A friend of mine just posted a long and very moving post about his father who managed to get to America out of the ashes of the Holocaust. It got me thinking about these white nationalists and the angry Trump voters who want America for the Americans and would shout out the Nazi tainted slogan “America First”. You want to measure who gets to be here. How about this?
My father’s ancestors came to New York (what was then called New Amsterdam) around 1690. Dad thought that distant Snodgrass was probably fleeing a charge of horse stealing. I found a reference in a book in Edinburgh to a Snodgrass in that period being prosecuted for the crime of dueling so maybe it was more interesting than being a horse thief. Clearly he was one of those “bad dudes” the President was Tweeting about today.
Whatever the circumstance my family has been here a long time. I had a relative who fought with the Swamp Fox in the Revolutionary War and my Great-grandfather was a Yankee cavalry officer who fought in the Civil War. You can’t get much more DAR then this. On my mother’s side my grandfather was half Cherokee. I would point out the irony, but many on the Right seem to be irony impaired. Perhaps this will help them grasp the concept.
So to these people who think they are more American then everybody else and are slamming the door on desperate refugees — bite me! I’m pretty sure my American credentials are just as good if not better then yours, and more to the point I trying to live up to our American ideals starting with the Constitution you all profess to love that explicitly rejected religious tests, and the laws of this country that banned the pernicious use of national origin to block immigrants.

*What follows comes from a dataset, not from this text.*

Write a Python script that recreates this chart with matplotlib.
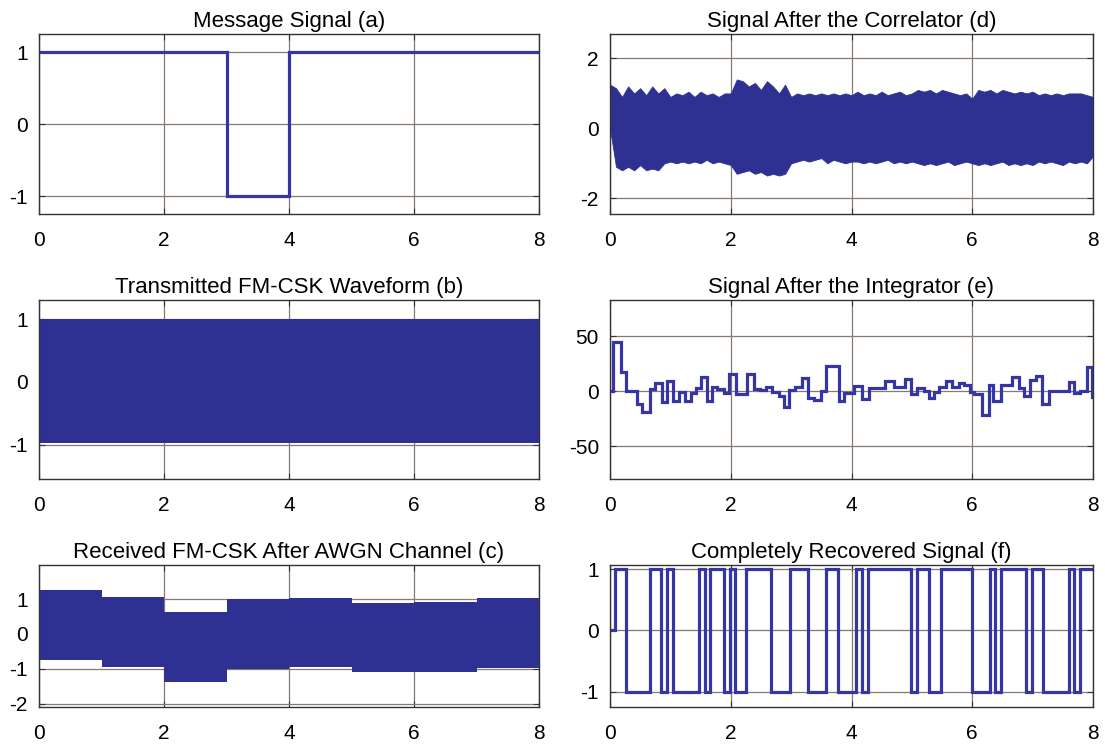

If you don’t recall who we profess to be — let me remind you.
As I told my friend of Iranian blood this weekend, we are all immigrants. (the First Peoples excepted, of course). I am a true Heinz 57 mutt which is as American as you can get. My mother’s family came to Georgia in 1690 (must have been a good year), which probably means they were convicts or indentured servants. Another bunch landed in Virginia. All fought in the Revolutionary War and the Civil War. These bunches added a Cherokee to the mix and ended up in Texas when the South was destroyed. My father’s side came from Bavaria after the Civil War because he was tired of being a gardener on someone else’s land and homesteaded in Independence Kansas (just like Pa Ingalls). My grandmother was born in Eucha, Indian Territory, before Oklahoma became a state. The point of all this geneology is to say that I have no right to say who should and shouldn’t be here. Someone in my past took a long, nasty sea voyage leaving behind everything known to try for a better life. I can’t turn away another human who wants to do the same.
Exactly. My family came over from various places between 1633 and 1868. Some of them were fleeing from wars or persecution. Some of them got exiled. All sorts of reasons. America is built on immigrants.